Ten years ago my Mother died and it came to me that I still had all her jewelry, including a cream colored pearl necklace that was broken. I had told myself that some day I would have it restrung. All of a sudden I had a project: I wouldn't just restring my Mother's pearl necklace, I would make a new necklace. I spent over an hour picking out ten pieces of brushed silver and a silver double-clasp. The silver was brushed and had a cream hue to it that would look lovely between my Mother's cream pearls. In a Freudian moment I realized that the silver was the shape of tears. I walked out of the store with a sad excitement.
When I travel and I'm tired I have a propensity to put off exercising. Somehow I am able to justify laying on my hotel bed, eating a snickers bar, drinking a diet coke and watching "Law and Order:Criminal Intent" instead exercising. At home I will usually go to group classes that have a designated beginning and ending. When I check into a hotel and have some extra time I always ask if they have group classes, just for that reason.
Like many big hotels in DC, the Fairmont allows locals to join the hotel gym. In return, the hotel has 3-4 classes a day, including pilates and water aerobics. The first day I was at the Fairmont the outside temperature was over 100 and the humidity made it even hotter and sticky. I looked out on the street and there was not a human being to be found on the streets. This was a good day to stay inside, take water aerobics, pilates or just watch television while I worked out on the treadmill.
Monday my girlfriend, Kate, and I headed out in a 2008 Saab 9-3 sedan. Saab (www.saabusa.com) has three new models that will hit the showrooms in September; a sedan (4-cyl, starting at $28,385; 6-cyl starting at $35,365), a convertible (4-cyl starting at $39,710; 6-cyl starting at $45,665) and a station wagon they call a SportCombi (4-cyl starting at $29,630; 6-cyl starting at $36,265). All three come in a 2.0T (as in turbo), 4-cylinder (210 horsepower and 221 torque) or an Aero 6-cylinder (255 horsepower and 258 torque for front-wheel drive; 280 horsepower and 295 torque for all-wheel drive).
Saab's new marketing campaign says they were "born from jets", but anyone who knows Saab knows that Saab is known for a great 4-banger with a turbo and low-end torque. Put a little mouse motor in a car that is sweetly tuned and give me a great power-to-weight ratio and I'll take that 4-cylinder turbo over a 6 cylinder any day. Why? It's less expensive, gets better gas mileage and nobody does a 4-cylinder better than Saab
Kate and I wind through the rolling hills of Virginia's Blue Ridge Mountains and stop at a little cafe, Market Salamander (200 West Washington St, Middleburg, VA, 540-687-8011; www.market-salamander.com), for a cup of coffee and a Swedish oatmeal cookie with cranberries (get it, Sweden - Saab). The cookie was delicious, but on an everyday basis I would make mine with less butter, more oatmeal and I would have added pecans.
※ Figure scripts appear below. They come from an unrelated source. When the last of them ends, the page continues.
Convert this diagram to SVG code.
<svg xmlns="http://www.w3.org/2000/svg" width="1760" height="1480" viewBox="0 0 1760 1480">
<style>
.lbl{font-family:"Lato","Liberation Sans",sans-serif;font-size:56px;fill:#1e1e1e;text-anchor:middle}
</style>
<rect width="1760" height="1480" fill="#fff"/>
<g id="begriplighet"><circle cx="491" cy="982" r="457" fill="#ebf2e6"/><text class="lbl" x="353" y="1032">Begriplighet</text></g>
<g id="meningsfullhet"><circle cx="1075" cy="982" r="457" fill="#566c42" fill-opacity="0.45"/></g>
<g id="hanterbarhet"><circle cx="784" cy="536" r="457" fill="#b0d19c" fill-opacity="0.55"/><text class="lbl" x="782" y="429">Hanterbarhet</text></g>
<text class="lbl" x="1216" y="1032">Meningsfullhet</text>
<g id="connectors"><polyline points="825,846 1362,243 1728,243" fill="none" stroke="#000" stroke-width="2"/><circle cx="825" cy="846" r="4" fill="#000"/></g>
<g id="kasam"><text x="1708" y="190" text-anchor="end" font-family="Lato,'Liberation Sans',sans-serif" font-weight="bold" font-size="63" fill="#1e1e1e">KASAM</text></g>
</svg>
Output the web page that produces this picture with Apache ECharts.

Steve Shannon, General Manager, Saab USA, rode with us to the Airlie house for lunch. I am told that the Airlie Center is a 2,500 acre retreat where Martin Luther King Jr. stayed and planned his march on Washington. Shannon says that Saab will have a 9-3 flex fuel vehicle in the United States by next year. Odd, since Saab already has flex-fuel vehicles in Europe. In fact, the executive director of Saab, Knut Simonsson,Executive Director, Saab Global sales and marketing, told me that 90 percent of all vehicle sales in Europe are cars that are designated as environmentally safe.
we drive through the countryside Kate starts talking about her horse as the city turns to rural, then to horse country and then to hunting farms. "This area is where Jackie Kennedy used to come to hunt", my native east coast friend notes. Kate would know these things, her father helped build Route 6 on the Cape and she remembers when Saab was the car of professors and scientists in New England.
My road trip ends all too quickly, but Im excited to being going home, re-inspired to finish my project that I said I would start ten years ago.